Brief:
Without any pictures, restate the lines from the one containing "Convert this chart to React, TypeScript and D3.js" to the one containing "const L = 55, R = 962, T = 103.5, B = 607;", word for word, ends included.

Records with drawing code:
▬▬▬▬▬▬
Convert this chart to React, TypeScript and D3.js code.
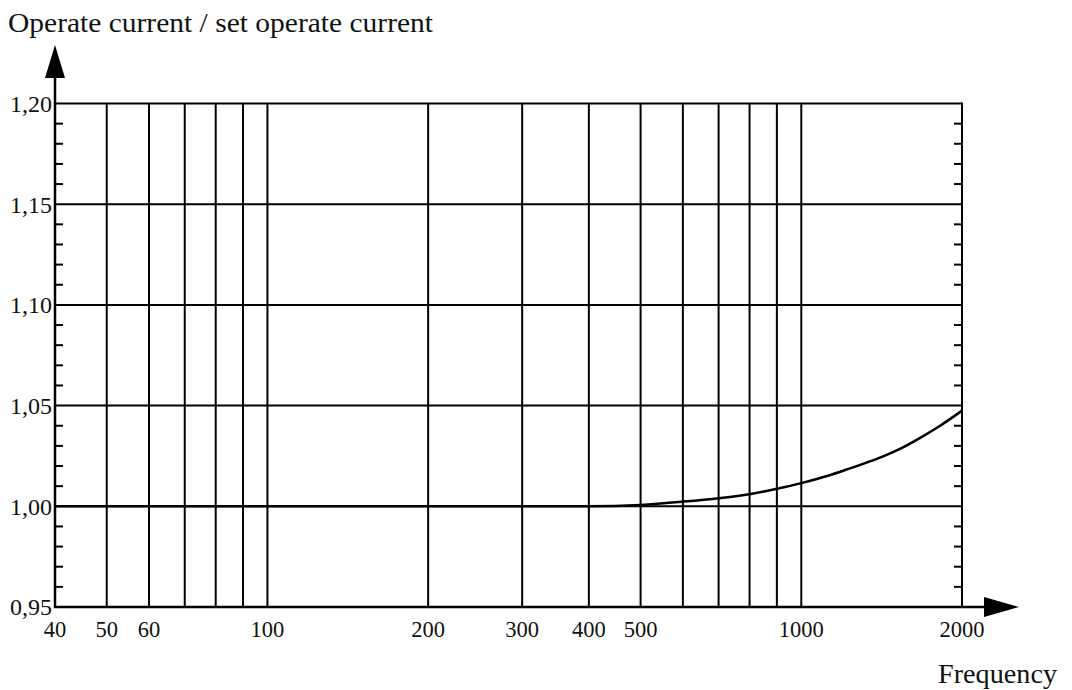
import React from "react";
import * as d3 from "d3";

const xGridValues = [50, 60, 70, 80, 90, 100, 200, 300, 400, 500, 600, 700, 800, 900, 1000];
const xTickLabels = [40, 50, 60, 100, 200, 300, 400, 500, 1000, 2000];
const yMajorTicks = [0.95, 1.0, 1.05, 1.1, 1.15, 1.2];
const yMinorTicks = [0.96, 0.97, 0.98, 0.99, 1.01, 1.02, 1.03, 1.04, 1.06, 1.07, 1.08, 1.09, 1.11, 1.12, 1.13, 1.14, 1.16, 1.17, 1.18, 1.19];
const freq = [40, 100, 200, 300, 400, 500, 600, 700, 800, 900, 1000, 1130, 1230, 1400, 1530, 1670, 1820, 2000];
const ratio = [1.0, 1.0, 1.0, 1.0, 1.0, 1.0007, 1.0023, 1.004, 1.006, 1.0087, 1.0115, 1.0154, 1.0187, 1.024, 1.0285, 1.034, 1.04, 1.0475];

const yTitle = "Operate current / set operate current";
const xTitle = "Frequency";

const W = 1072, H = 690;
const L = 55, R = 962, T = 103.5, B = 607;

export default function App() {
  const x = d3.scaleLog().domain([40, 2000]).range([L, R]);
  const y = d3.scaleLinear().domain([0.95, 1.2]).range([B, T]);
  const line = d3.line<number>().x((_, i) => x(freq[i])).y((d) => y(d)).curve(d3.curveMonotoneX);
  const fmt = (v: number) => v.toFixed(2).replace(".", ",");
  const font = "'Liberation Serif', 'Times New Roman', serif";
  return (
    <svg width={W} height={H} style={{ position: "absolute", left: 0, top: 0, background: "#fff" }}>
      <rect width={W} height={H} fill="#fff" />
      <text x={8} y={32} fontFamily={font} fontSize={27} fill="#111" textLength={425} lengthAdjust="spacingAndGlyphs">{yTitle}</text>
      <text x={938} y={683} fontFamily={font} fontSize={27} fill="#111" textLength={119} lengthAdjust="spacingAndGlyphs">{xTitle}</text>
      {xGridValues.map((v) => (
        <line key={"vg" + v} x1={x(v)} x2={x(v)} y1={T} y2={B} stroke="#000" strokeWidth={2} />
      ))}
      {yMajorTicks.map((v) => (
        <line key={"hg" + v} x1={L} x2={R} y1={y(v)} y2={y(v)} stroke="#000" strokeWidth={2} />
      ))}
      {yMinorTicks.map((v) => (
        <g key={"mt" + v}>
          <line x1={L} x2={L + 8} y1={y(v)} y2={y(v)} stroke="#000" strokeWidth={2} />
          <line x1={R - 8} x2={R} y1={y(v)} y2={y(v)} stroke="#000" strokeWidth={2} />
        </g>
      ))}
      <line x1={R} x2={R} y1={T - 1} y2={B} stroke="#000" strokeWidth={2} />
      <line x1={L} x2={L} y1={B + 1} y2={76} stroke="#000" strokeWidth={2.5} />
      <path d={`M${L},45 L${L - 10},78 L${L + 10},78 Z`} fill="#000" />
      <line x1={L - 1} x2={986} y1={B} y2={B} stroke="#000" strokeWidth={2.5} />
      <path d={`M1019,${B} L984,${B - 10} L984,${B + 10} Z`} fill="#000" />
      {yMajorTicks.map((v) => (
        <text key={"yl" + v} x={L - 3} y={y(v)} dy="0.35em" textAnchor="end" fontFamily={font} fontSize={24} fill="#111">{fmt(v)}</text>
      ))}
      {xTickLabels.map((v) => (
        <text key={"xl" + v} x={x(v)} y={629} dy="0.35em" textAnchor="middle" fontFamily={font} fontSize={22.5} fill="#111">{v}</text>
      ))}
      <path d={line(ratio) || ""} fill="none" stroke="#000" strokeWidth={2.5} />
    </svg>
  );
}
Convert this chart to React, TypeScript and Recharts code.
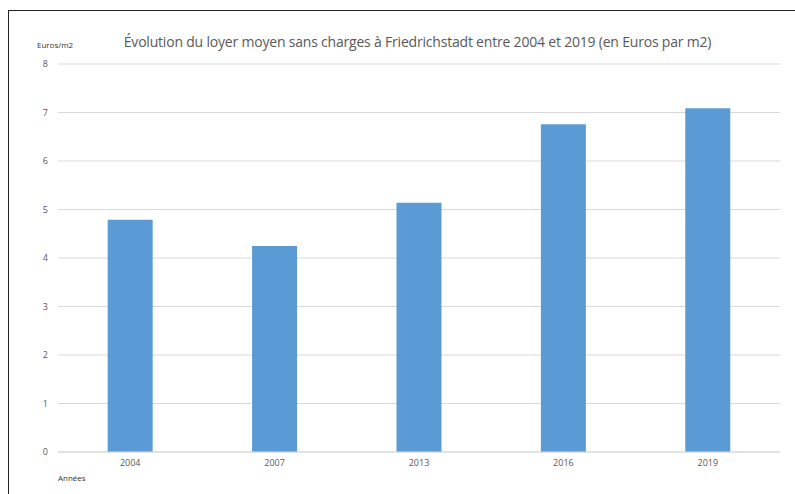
▬▬▬▬▬▬
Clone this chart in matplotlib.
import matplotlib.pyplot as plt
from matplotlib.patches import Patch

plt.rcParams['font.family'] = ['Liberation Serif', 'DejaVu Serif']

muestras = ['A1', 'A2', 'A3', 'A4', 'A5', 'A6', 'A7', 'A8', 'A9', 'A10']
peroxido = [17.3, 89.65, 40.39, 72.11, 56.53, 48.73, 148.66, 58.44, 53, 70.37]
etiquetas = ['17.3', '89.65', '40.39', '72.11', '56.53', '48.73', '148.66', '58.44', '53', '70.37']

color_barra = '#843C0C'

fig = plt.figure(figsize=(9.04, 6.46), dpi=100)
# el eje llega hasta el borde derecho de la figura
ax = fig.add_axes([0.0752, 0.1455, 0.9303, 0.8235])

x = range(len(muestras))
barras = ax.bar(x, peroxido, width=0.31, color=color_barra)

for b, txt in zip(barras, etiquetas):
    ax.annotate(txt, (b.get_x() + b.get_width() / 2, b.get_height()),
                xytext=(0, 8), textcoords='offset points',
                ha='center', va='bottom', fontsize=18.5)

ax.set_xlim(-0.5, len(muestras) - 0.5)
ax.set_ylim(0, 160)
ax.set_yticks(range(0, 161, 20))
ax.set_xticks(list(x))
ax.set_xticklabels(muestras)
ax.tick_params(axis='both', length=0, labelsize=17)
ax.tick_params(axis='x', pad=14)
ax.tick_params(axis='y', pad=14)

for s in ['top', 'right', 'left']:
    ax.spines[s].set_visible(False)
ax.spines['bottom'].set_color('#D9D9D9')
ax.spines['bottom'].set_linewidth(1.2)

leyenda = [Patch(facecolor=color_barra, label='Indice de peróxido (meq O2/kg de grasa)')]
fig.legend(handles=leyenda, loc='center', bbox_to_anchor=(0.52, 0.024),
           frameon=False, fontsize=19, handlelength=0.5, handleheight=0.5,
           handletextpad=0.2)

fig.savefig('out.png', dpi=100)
▬▬▬▬▬▬
Completed exercise:
Convert this chart to React, TypeScript and D3.js code.
import React from "react";
import * as d3 from "d3";

const xGridValues = [50, 60, 70, 80, 90, 100, 200, 300, 400, 500, 600, 700, 800, 900, 1000];
const xTickLabels = [40, 50, 60, 100, 200, 300, 400, 500, 1000, 2000];
const yMajorTicks = [0.95, 1.0, 1.05, 1.1, 1.15, 1.2];
const yMinorTicks = [0.96, 0.97, 0.98, 0.99, 1.01, 1.02, 1.03, 1.04, 1.06, 1.07, 1.08, 1.09, 1.11, 1.12, 1.13, 1.14, 1.16, 1.17, 1.18, 1.19];
const freq = [40, 100, 200, 300, 400, 500, 600, 700, 800, 900, 1000, 1130, 1230, 1400, 1530, 1670, 1820, 2000];
const ratio = [1.0, 1.0, 1.0, 1.0, 1.0, 1.0007, 1.0023, 1.004, 1.006, 1.0087, 1.0115, 1.0154, 1.0187, 1.024, 1.0285, 1.034, 1.04, 1.0475];

const yTitle = "Operate current / set operate current";
const xTitle = "Frequency";

const W = 1072, H = 690;
const L = 55, R = 962, T = 103.5, B = 607;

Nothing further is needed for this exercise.